▶ **CHALLENGE**
Leaving out the pictures, retype all the material exactly.

▶ **DATA BLOCK**
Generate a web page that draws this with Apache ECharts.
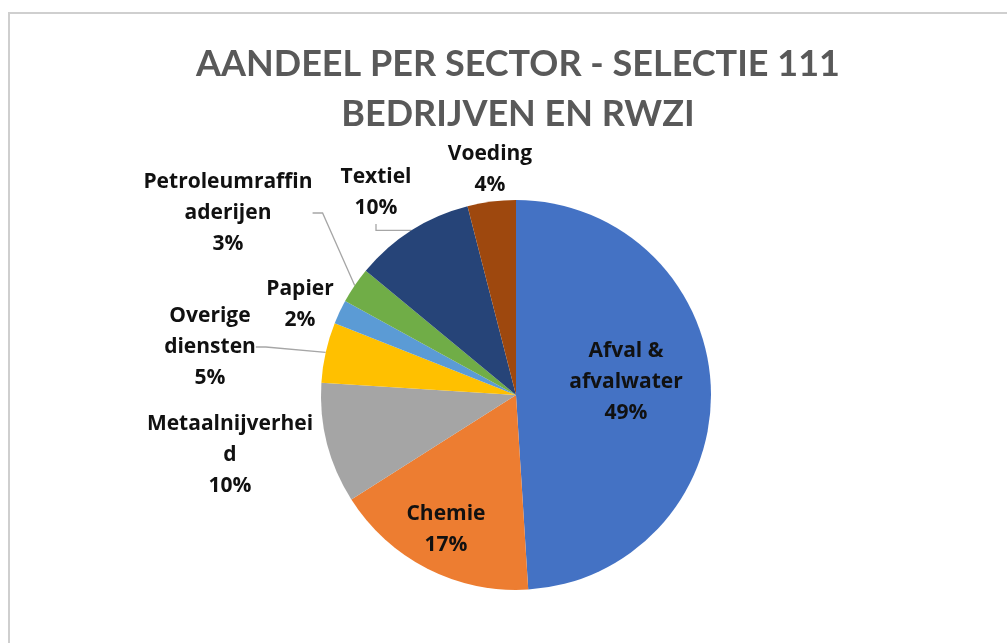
<!DOCTYPE html>
<html>
<head>
<meta charset="utf-8">
<script src="https://cdn.jsdelivr.net/npm/echarts@6/dist/echarts.min.js"></script>
<style>
  html, body { margin: 0; padding: 0; background: #ffffff; }
  #chart { width: 1007px; height: 643px; }
</style>
</head>
<body>
<div id="chart"></div>
<script>
// Sector names (line breaks as shown in the labels) and their share in percent
const categories = [
  'Afval &\nafvalwater',
  'Chemie',
  'Metaalnijverhei\nd',
  'Overige\ndiensten',
  'Papier',
  'Petroleumraffin\naderijen',
  'Textiel',
  'Voeding'
];
const shares = [49, 17, 10, 5, 2, 3, 10, 4];

const sliceColors = ['#4472C4', '#ED7D31', '#A5A5A5', '#FFC000', '#5B9BD5', '#70AD47', '#264478', '#9E480E'];

// Label anchor points (centre of each text block) and leader-line visibility
const labelSpots = [
  [626, 382], [446, 530], [230, 455], [210, 347],
  [300, 305], [228, 213], [376, 193], [490, 170]
];
const showLeader = [false, false, false, true, false, true, true, false];

const chart = echarts.init(document.getElementById('chart'), null, { renderer: 'canvas' });

const data = categories.map((name, i) => ({
  name: name,
  value: shares[i],
  itemStyle: { color: sliceColors[i] },
  labelLine: { show: showLeader[i] }
}));

chart.setOption({
  backgroundColor: '#ffffff',
  animation: false,
  title: {
    text: 'AANDEEL PER SECTOR - SELECTIE 111\nBEDRIJVEN EN RWZI',
    left: 513,
    top: 34,
    textAlign: 'center',
    textStyle: {
      fontFamily: 'Lato',
      fontWeight: 'bold',
      fontSize: 36,
      lineHeight: 50,
      color: '#595959'
    }
  },
  graphic: [{
    type: 'rect',
    shape: { x: 9, y: 13, width: 1100, height: 700 },
    style: { fill: 'none', stroke: '#cfcfcf', lineWidth: 2 },
    z: 100,
    silent: true
  }],
  series: [{
    type: 'pie',
    center: [516, 395],
    radius: [0, 195],
    startAngle: 90,
    clockwise: true,
    avoidLabelOverlap: false,
    itemStyle: { borderWidth: 0 },
    label: {
      show: true,
      position: 'outside',
      formatter: '{b}\n{c}%',
      fontFamily: 'Open Sans',
      fontWeight: 'bold',
      fontSize: 21,
      lineHeight: 31,
      color: '#111111',
      align: 'center'
    },
    labelLine: {
      show: true,
      length: 15,
      length2: 10,
      lineStyle: { color: '#a6a6a6', width: 1.3 }
    },
    labelLayout: function (params) {
      const p = labelSpots[params.dataIndex];
      return { x: p[0], y: p[1], align: 'center', verticalAlign: 'middle' };
    },
    data: data
  }]
});
</script>
</body>
</html>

▶ **FULL RESPONSE**
Generate a web page that draws this with Apache ECharts.
<!DOCTYPE html>
<html>
<head>
<meta charset="utf-8">
<script src="https://cdn.jsdelivr.net/npm/echarts@6/dist/echarts.min.js"></script>
<style>
  html, body { margin: 0; padding: 0; background: #ffffff; }
  #chart { width: 1007px; height: 643px; }
</style>
</head>
<body>
<div id="chart"></div>
<script>
// Sector names (line breaks as shown in the labels) and their share in percent
const categories = [
  'Afval &\nafvalwater',
  'Chemie',
  'Metaalnijverhei\nd',
  'Overige\ndiensten',
  'Papier',
  'Petroleumraffin\naderijen',
  'Textiel',
  'Voeding'
];
const shares = [49, 17, 10, 5, 2, 3, 10, 4];

const sliceColors = ['#4472C4', '#ED7D31', '#A5A5A5', '#FFC000', '#5B9BD5', '#70AD47', '#264478', '#9E480E'];

// Label anchor points (centre of each text block) and leader-line visibility
const labelSpots = [
  [626, 382], [446, 530], [230, 455], [210, 347],
  [300, 305], [228, 213], [376, 193], [490, 170]
];
const showLeader = [false, false, false, true, false, true, true, false];

const chart = echarts.init(document.getElementById('chart'), null, { renderer: 'canvas' });

const data = categories.map((name, i) => ({
  name: name,
  value: shares[i],
  itemStyle: { color: sliceColors[i] },
  labelLine: { show: showLeader[i] }
}));

chart.setOption({
  backgroundColor: '#ffffff',
  animation: false,
  title: {
    text: 'AANDEEL PER SECTOR - SELECTIE 111\nBEDRIJVEN EN RWZI',
    left: 513,
    top: 34,
    textAlign: 'center',
    textStyle: {
      fontFamily: 'Lato',
      fontWeight: 'bold',
      fontSize: 36,
      lineHeight: 50,
      color: '#595959'
    }
  },
  graphic: [{
    type: 'rect',
    shape: { x: 9, y: 13, width: 1100, height: 700 },
    style: { fill: 'none', stroke: '#cfcfcf', lineWidth: 2 },
    z: 100,
    silent: true
  }],
  series: [{
    type: 'pie',
    center: [516, 395],
    radius: [0, 195],
    startAngle: 90,
    clockwise: true,
    avoidLabelOverlap: false,
    itemStyle: { borderWidth: 0 },
    label: {
      show: true,
      position: 'outside',
      formatter: '{b}\n{c}%',
      fontFamily: 'Open Sans',
      fontWeight: 'bold',
      fontSize: 21,
      lineHeight: 31,
      color: '#111111',
      align: 'center'
    },
    labelLine: {
      show: true,
      length: 15,
      length2: 10,
      lineStyle: { color: '#a6a6a6', width: 1.3 }
    },
    labelLayout: function (params) {
      const p = labelSpots[params.dataIndex];
      return { x: p[0], y: p[1], align: 'center', verticalAlign: 'middle' };
    },
    data: data
  }]
});
</script>
</body>
</html>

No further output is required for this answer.